1. Whether the interpretation of rule 57A made by the CEGAT Bench Order Nos. 1364 to 1366/97 WRB dated 27-3-97 in E/155, 156 & 935/96 Bom of the same parties, for extending the Modvat benefit for the binding materials is not covered either by Rule 57A or 57Q of the Central Excise Rules, 1944 is just, proper and correct.
2. Whether the declaration filed under Rule 57T for filing capital goods credit under Rule 57Q can be considered as declaration filed under Rule 57G(i) for claiming benefit of Modvat credit under Rule 57A of Central Excise Rules?
2. The order-in-original of Sr. no. 73,90,nil/CX/95 dated 31-10-1995, 30-11-1995 and 29-1-1996 of the Commissioner of Central Excise & Customs, Pune-II was challenged by Kalyani Steels Ltd. which ended with the bench order referred above.
3. The grounds on winch the reference is sought for are as narrated in paragraphs 6 to 9 of the application. It is stated that the order passed by the Hon’ble CEGAT is not legal, proper and correct as it is silent about the binding materials and is not correct about the mandatory provisions of filing declaration under rule 57G of the Central Excise Rules. The binding materials are not covered either by rule 57A or 57Q of the Central Excise Rules for extending the benefit, in view of the fact that they are used for fixing the refractory electrical arc furnace and cannot be considered to be used in or in relation to the manufacture of the final product, nor it can be considered as a part of the electrical arc furnace. To get the benefit under rule 57A the binding material must be input first, and then it has to be seen whether it falls under exclusion clause (i) of Explanation to Rule 57A. Further any item used for producing or processing of any goods or bringing about any change in any substance in or in relation to the manufacture of the final products cannot be considered to be inputs for availing Modvat credit under rule 57A. The process or change of process in any manner has to be understood in the wider sense which has been clearly spelt out in the Supreme Court decision in 1991 (55) E.L.T. 444 in the case of CCE v. Rajasthan State Chemical Works. In 1988 (36) E.L.T. 201 in the case of Doypack Systems Pvt. Ltd. v. UOI the Supreme Court has held that in relation to has a broad expression and its meaning included associated with or in connection. In AIR 1965 1310 in J.K. Cotton Spinning & Weaving Mills. Words in the “manufacture of goods” given in the exclusive clause (1) of explanation to rule 57A is also interpreted. By applying the ratio of the Supreme Court and considering the use of the binding accessories in the lining of refractories and electrical arc furnace, it is not used in or in relation to the manufacture of final product, and as such is not an input. Benefit under rule 57A cannot be extended to it.

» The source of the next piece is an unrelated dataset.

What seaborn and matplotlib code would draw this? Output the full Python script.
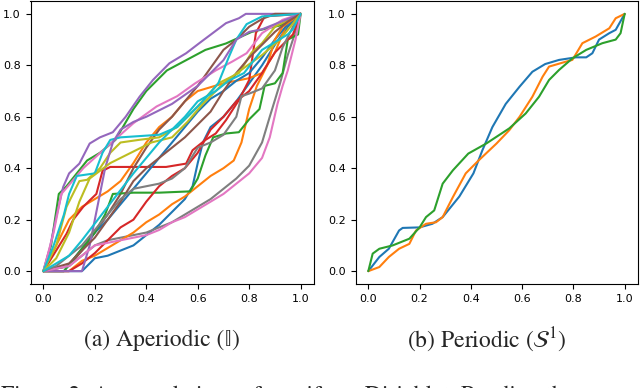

4. The Hon’ble Tribunal is not correct in holding that the assessee could not have filed declaration under rule 57G(1). There is nothing to prevent them from filing the same. The Modvat procedure is an optional one and the party is to follow the law before availing of the same by filing the declaration. The Modvat provision nowhere allows the benefit with retrospective effect. The filing of declaration is mandatory one as per the decision of the Tribunal in 1990 (48) E.L.T 279 in the case of Tata Oil Mills and 1994 (74) E.L.T. 752 in the case of Indian Paper Pulp v. CCE. The party having failed to comply with the legal requirement in availing Modvat credit under rule 57A by not following the required declaration under rule 57G before availing the Modvat credit, the benefit under rule 57A cannot be extended on refractories, binding materials. In paragraph 11, it is further stated that apparently the answers to the above two questions arising out of the order are in negative, and hence the Hon’ble Tribunal’s order is not legal, proper and correct and the orders issued by the Commissioner II, Central Excise, Pune, is required to be restored.
5. Perused section 35G(1) of Central Excise Act and the bench order. Heard both sides. Relief sought for by the applicant is not in accordance with the provisions of section 35G(1) of the Central Excise Act. Apart from that, as already narrated above, the department has challenged the bench order about its legality and correctness in the reference application. The department has assertively stated the answers to the above questions are in the negative. So under these circumstances, no reference can be made under section 35G(1) of the Central Excise Act. So the application cannot be allowed and it is rejected.